Rastros de Ser, or Traces of Being, was Amara Betty Martin’s first solo exhibition. That being said, she’s far from an unfamiliar presence within Chicago’s Latin American art community. She’s part of the art collective Las Artelitas, a DJ under the name Rebel Betty, a photographer for protests and community festivals, and a contributor to group exhibits like the one displayed at Pilsen Outpost immediately before Rastros de Ser. This preceding show, Sketchmas 2015, consisted of dozens of homemade sketchbooks made by friends of the space. Amara’s own sketchbook is full of photography, collages, neighborhoods, chants, and poems. In a way that sets the tone for both the sketchbook itself and her solo exhibition, the first page is a solid sheet of glitter.  It’s vibrant and seems to carry life against any threat that the art’s subject matter—issues like poverty, protest, and police violence—can carry against it.

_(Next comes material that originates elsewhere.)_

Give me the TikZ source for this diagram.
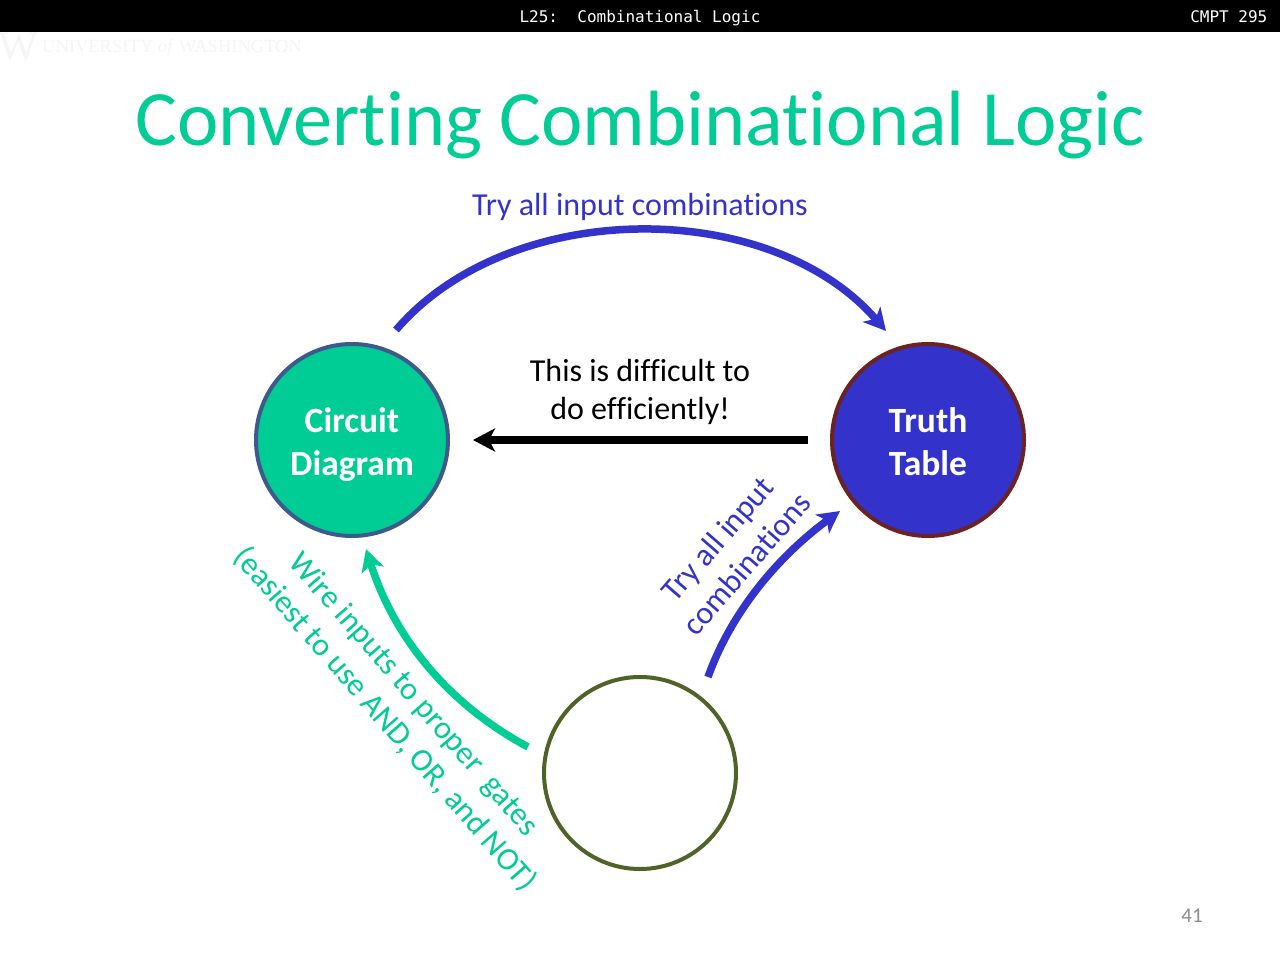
\documentclass[tikz,border=0pt]{standalone}
\usepackage{fontspec}
\setmainfont[Ligatures=NoCommon]{Carlito}
\newfontfamily\hdrfont{DejaVu Sans Mono}
\newfontfamily\wmfont{Liberation Serif}
\usetikzlibrary{arrows.meta}
\definecolor{tealc}{HTML}{00CC96}
\definecolor{bluec}{HTML}{3333CC}
\definecolor{cdedge}{HTML}{3F5A8A}
\definecolor{ttedge}{HTML}{6B2222}
\definecolor{inedge}{HTML}{4F6228}
\tikzset{
 lbl/.style={inner sep=0pt,align=center,text=#1},
 circ/.style={circle,minimum size=192pt,inner sep=0pt,line width=4pt,draw=#1},
 inner/.style={text=white,inner sep=0pt,align=center,font=\fontsize{35.5}{43}\selectfont\bfseries},
 arr/.style={line width=7.5pt,draw=#1,-{Stealth[length=22pt,width=23pt,inset=6pt]}},
 hdr/.style={text=white,inner sep=0pt,anchor=base,font=\hdrfont\fontsize{16}{20}\selectfont},
}
\begin{document}
\begin{tikzpicture}[x=1pt,y=-1pt]
\useasboundingbox (0,0) rectangle (1280,960);
\fill[white] (0,0) rectangle (1280,960);
\fill[black] (0,0) rectangle (1280,32);
\node[hdr] (h1) at (640,22.5) {L25:\ \ Combinational Logic};
\node[hdr,anchor=base east] (h2) at (1267.5,22.5) {CMPT 295};
\node[inner sep=0pt,text=black!4,font=\wmfont\fontsize{42}{42}\selectfont] (wm1) at (18,47) {W};
\node[inner sep=0pt,anchor=west,text=black!4,font=\wmfont\fontsize{18.5}{20}\selectfont] (wm2) at (42,48) {UNIVERSITY \textit{of} WASHINGTON};
\node[lbl=tealc,font=\fontsize{78.4}{90}\selectfont] (title) at (640.5,125) {Converting Combinational Logic};
\node[circ=cdedge,fill=tealc] (cd) at (352,440) {};
\node[circ=ttedge,fill=bluec] (tt) at (928,440) {};
\node[circ=inedge] (in) at (640,773) {};
\node[inner] (cdl) at (352,444.5) {Circuit\\Diagram};
\node[inner] (ttl) at (928,442) {Truth\\Table};
\coordinate (a1s) at (396,330);
\coordinate (a1e) at (886,331);
\coordinate (a2s) at (808,440);
\coordinate (a2e) at (473,440);
\coordinate (a3s) at (528,747);
\coordinate (a3e) at (366,549);
\coordinate (a4s) at (708,677);
\coordinate (a4e) at (840,511);
\draw[arr=bluec] (a1s) .. controls (510,197) and (770,197) .. (a1e);
\draw[arr=black] (a2s) -- (a2e);
\draw[arr=tealc] (a3s) .. controls (450,705) and (395,640) .. (a3e);
\draw[arr=bluec] (a4s) .. controls (732,610) and (780,555) .. (a4e);
\node[lbl=bluec,font=\fontsize{32}{38}\selectfont] (t1) at (640,207) {Try all input combinations};
\node[lbl=black,font=\fontsize{32}{38}\selectfont] (t2) at (640,392) {This is difficult to\\do efficiently!};
\node[lbl=bluec,rotate=49,font=\fontsize{32}{38}\selectfont] (t3) at (732,551) {Try all input\\combinations};
\node[lbl=tealc,rotate=-49,font=\fontsize{32}{38}\selectfont] (t4) at (399,707) {Wire inputs to proper\ \ gates\\(easiest to use AND, OR, and NOT)};
\node[inner sep=0pt,text=black!45,font=\fontsize{21}{24}\selectfont] (pg) at (1192,916) {41};
\end{tikzpicture}
\end{document}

Martin’s exhibition, on display at Pilsen Outpost from March 4th to March 31st consisted of three parts, with only two remaining on display by the end of the show. The third part, a video, was taken down when the artist left for a fellowship in Oaxaca. According to staff at Pilsen Outpost, Martin wanted absolute control of the show’s presentation—she insisted on hanging her work individually and on her own. Rather than leaving the video in the hands of others, she took it with her when she left. Not only did the video accompaniment disappear, but so did some of the photographs as they were sold throughout the course of the show. Martin priced the pieces to keep them within the reach of residents of the neighborhoods she so lovingly portrays within them. While these departures did make the space seem rather sparse, its temporality was something to be enjoyed.

The subject matter of Martin’s photography varies, from a retrospective on cars in Oaxaca to the anti-police protests of Chicago and Iguala. Like the glitter in the sketchbook, they are somewhat connected to institutional darkness, but they also portray music and dance and carry with them a sense of fun.

This spectrum of photos was one of the first examples of the repetition that Amara plays with so well. The centerpiece of the photographic wall was a triptych of almost identical photos of the Saint Agnes statue. Each photo is of the same subject and from the same angle, but taken during a different season. The changing foliage in the background adds depth to the color and pop provided by the rotating arrangement of flowers surrounding the statue. The same sense of care and character could be found on the far right of the wall in a series of photos of an old white car.

On the wall of collages opposite the photographs, the use of repetition became even more developed. While individual elements like phrases, photos, techniques or motifs repeated, in no way did they ever become tiresome. “Que te hierve la sangre,” or “What boils your blood,” felt like a protester’s chant as it bled from the walls and the pages. Forty-three, the number of students kidnapped by police in Iguala in 2014, jumped out from the wall. The more that the collages borrowed from the sketchbook and used photos displayed on the opposite wall, the more the connection between their ideas and the exploration of the corners of the neighborhoods Martin explored became clear.

In fact, it was clear throughout the exhibition that Martin excels in exploring the various neighborhoods she chooses to represent. In her collage work she weaves, sometimes literally, digital and traditional techniques in order to portray each place as she sees it. When her lens cuts out a rectangular view of a street, concert, restaurant, or butcher, she sees a connection to its roots, politics, people, and food. This alone would have been reason enough to visit Rastros de Ser, but because of Martin’s expert use of repetition and mixed media, it was far from the only reason.